[begin Given data]

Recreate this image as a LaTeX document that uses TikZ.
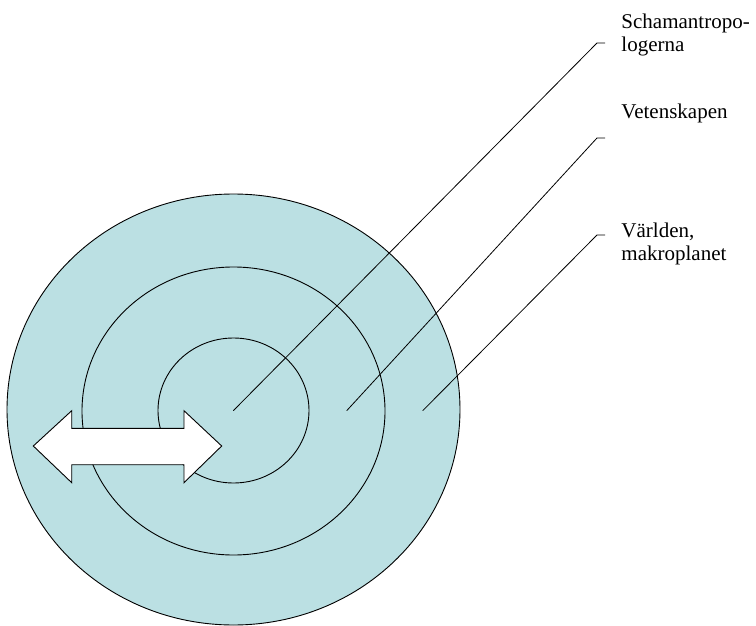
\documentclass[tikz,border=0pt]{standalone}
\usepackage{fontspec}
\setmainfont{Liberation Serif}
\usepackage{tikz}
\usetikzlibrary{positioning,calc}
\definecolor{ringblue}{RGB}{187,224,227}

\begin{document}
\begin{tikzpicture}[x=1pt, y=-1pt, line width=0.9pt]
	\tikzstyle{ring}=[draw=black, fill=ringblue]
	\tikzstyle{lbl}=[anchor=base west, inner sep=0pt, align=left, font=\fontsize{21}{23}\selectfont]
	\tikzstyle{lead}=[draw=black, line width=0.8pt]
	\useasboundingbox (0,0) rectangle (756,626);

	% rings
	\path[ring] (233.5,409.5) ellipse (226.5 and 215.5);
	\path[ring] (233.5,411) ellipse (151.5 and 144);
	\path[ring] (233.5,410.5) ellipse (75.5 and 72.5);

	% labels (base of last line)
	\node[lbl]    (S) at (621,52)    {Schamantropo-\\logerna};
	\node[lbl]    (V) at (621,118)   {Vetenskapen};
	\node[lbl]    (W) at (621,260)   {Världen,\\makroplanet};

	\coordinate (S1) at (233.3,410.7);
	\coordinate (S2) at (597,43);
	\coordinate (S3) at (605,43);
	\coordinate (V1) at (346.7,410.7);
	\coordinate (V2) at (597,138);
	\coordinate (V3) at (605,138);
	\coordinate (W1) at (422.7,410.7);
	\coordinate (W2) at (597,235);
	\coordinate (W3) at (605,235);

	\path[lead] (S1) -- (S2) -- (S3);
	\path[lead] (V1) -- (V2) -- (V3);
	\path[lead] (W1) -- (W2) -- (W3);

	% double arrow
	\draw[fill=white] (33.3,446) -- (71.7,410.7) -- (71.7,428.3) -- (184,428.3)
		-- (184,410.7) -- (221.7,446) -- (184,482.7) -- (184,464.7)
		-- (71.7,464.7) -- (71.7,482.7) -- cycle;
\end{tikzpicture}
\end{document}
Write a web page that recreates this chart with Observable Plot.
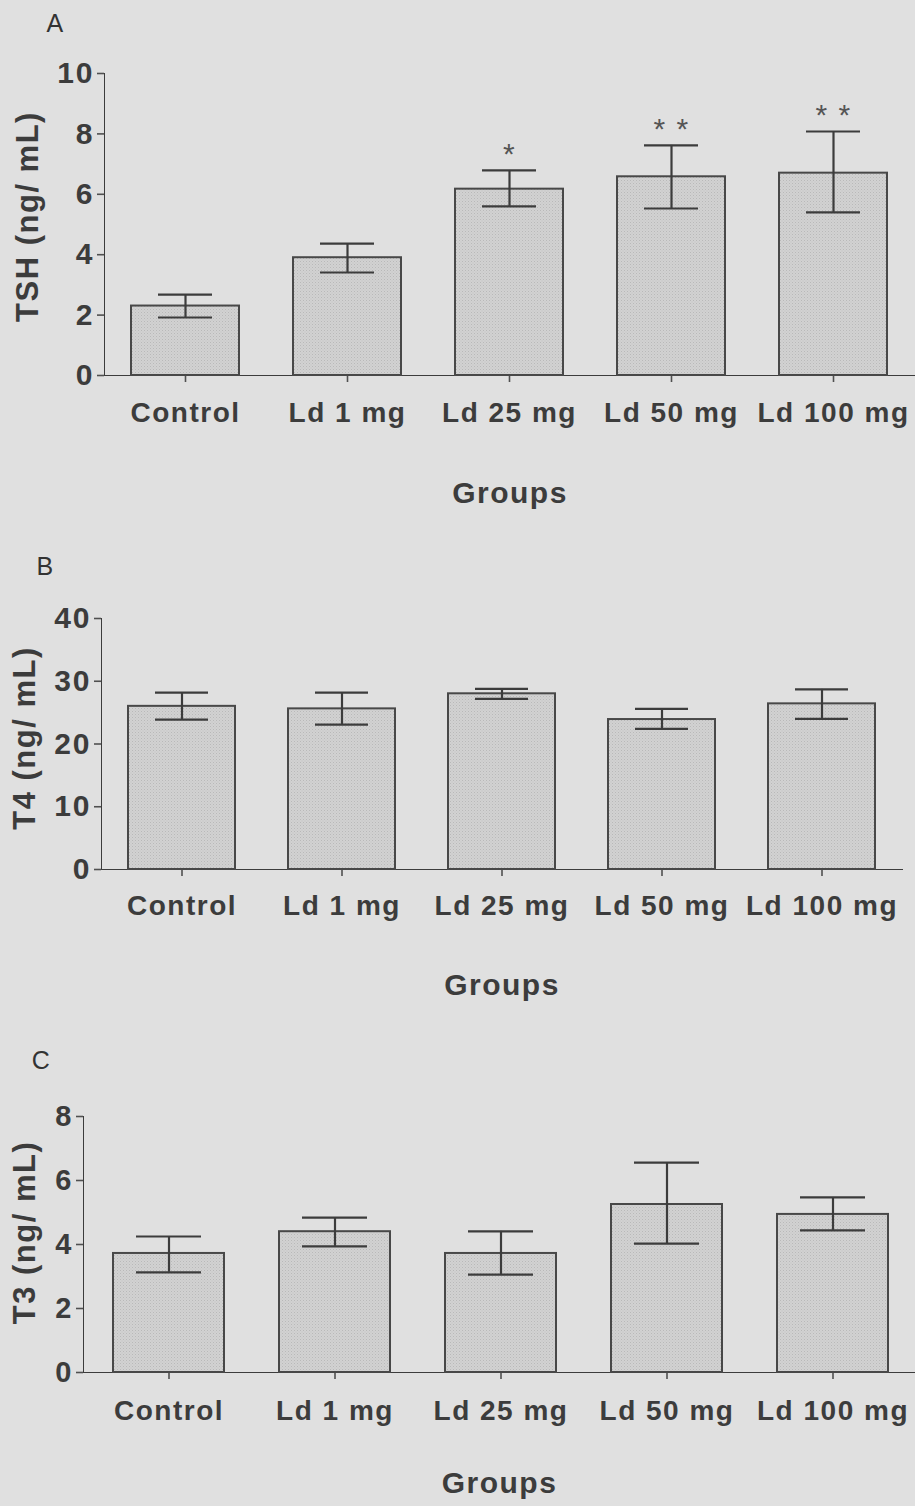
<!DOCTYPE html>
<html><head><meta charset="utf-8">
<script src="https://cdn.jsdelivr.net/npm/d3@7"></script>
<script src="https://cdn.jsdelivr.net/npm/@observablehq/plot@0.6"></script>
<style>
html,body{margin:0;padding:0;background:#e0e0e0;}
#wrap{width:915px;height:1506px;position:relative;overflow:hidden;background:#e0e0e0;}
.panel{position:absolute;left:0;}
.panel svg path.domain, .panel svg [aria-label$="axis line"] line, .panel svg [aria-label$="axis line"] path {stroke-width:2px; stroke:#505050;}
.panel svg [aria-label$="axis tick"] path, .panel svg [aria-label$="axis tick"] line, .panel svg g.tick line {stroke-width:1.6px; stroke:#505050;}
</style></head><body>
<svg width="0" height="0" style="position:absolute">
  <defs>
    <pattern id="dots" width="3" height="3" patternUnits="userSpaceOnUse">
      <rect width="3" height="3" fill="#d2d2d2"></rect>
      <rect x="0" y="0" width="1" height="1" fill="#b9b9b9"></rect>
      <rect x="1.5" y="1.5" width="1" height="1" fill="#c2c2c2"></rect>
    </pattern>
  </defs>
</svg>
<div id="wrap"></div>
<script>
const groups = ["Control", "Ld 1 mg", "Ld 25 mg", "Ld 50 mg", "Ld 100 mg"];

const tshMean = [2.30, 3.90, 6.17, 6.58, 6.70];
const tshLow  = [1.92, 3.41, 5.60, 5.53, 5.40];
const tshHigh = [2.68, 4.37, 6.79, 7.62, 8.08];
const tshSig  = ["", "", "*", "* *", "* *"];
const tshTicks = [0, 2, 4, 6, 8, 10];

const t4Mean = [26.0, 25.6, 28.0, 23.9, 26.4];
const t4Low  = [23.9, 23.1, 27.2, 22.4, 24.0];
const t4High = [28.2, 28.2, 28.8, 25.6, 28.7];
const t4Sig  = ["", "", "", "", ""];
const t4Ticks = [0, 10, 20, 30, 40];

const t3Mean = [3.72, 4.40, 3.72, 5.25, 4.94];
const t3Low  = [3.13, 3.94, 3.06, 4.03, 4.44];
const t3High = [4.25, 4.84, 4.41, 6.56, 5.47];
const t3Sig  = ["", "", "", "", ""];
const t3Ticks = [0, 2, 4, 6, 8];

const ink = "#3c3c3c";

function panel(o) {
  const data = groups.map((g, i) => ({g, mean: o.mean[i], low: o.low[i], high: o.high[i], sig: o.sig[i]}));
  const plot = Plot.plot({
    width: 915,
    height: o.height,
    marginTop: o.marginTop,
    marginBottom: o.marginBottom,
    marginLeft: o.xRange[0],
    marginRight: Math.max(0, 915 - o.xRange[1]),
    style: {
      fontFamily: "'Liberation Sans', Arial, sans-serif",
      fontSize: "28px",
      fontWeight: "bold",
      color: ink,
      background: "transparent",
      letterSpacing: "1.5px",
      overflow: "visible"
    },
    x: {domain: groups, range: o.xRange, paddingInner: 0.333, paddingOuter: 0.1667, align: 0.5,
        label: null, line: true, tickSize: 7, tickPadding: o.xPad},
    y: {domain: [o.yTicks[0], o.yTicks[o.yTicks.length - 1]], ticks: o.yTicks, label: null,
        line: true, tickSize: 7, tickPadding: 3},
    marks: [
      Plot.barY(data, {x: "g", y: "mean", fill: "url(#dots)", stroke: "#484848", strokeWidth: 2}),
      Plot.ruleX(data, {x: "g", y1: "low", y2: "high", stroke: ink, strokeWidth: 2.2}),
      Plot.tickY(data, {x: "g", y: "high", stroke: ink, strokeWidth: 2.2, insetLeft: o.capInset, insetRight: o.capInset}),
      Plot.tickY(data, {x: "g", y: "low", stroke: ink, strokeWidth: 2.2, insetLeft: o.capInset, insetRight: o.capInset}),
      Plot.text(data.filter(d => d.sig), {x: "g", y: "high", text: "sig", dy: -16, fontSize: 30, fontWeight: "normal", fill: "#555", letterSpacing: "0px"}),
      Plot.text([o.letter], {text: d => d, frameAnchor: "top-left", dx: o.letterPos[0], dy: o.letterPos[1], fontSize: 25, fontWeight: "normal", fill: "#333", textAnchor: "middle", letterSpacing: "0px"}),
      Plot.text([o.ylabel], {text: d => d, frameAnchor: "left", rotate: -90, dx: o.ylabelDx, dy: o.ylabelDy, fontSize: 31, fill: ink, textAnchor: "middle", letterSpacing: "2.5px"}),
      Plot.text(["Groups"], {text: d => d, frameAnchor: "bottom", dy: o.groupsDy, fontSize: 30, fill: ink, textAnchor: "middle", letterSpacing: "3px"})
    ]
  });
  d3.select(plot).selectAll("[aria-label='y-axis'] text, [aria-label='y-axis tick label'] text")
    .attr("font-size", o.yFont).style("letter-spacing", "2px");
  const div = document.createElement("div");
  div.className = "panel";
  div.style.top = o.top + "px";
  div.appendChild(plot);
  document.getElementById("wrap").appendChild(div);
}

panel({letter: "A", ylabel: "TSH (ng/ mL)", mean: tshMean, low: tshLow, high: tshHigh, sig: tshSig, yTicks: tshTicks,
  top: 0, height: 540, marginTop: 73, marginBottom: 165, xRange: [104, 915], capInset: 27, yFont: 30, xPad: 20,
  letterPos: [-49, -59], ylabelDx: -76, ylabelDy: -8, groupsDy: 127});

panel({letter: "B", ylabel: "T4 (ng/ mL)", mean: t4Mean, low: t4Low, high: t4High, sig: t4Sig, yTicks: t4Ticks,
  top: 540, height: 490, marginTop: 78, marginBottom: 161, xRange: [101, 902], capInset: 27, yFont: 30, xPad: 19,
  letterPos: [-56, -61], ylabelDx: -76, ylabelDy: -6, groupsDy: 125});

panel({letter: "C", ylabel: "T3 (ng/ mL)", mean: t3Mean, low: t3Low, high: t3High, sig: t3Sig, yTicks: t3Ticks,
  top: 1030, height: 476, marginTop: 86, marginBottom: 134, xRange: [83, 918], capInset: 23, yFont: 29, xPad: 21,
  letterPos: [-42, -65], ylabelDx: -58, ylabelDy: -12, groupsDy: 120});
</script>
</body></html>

[end Given data]

- **Your instructions**: Only the lines from the start of the records through the line containing "(75.5 and 72.5);" should be repeated, word for word, with the pictures left out.

- **Answer to the task**:
Recreate this image as a LaTeX document that uses TikZ.
\documentclass[tikz,border=0pt]{standalone}
\usepackage{fontspec}
\setmainfont{Liberation Serif}
\usepackage{tikz}
\usetikzlibrary{positioning,calc}
\definecolor{ringblue}{RGB}{187,224,227}

\begin{document}
\begin{tikzpicture}[x=1pt, y=-1pt, line width=0.9pt]
	\tikzstyle{ring}=[draw=black, fill=ringblue]
	\tikzstyle{lbl}=[anchor=base west, inner sep=0pt, align=left, font=\fontsize{21}{23}\selectfont]
	\tikzstyle{lead}=[draw=black, line width=0.8pt]
	\useasboundingbox (0,0) rectangle (756,626);

	% rings
	\path[ring] (233.5,409.5) ellipse (226.5 and 215.5);
	\path[ring] (233.5,411) ellipse (151.5 and 144);
	\path[ring] (233.5,410.5) ellipse (75.5 and 72.5);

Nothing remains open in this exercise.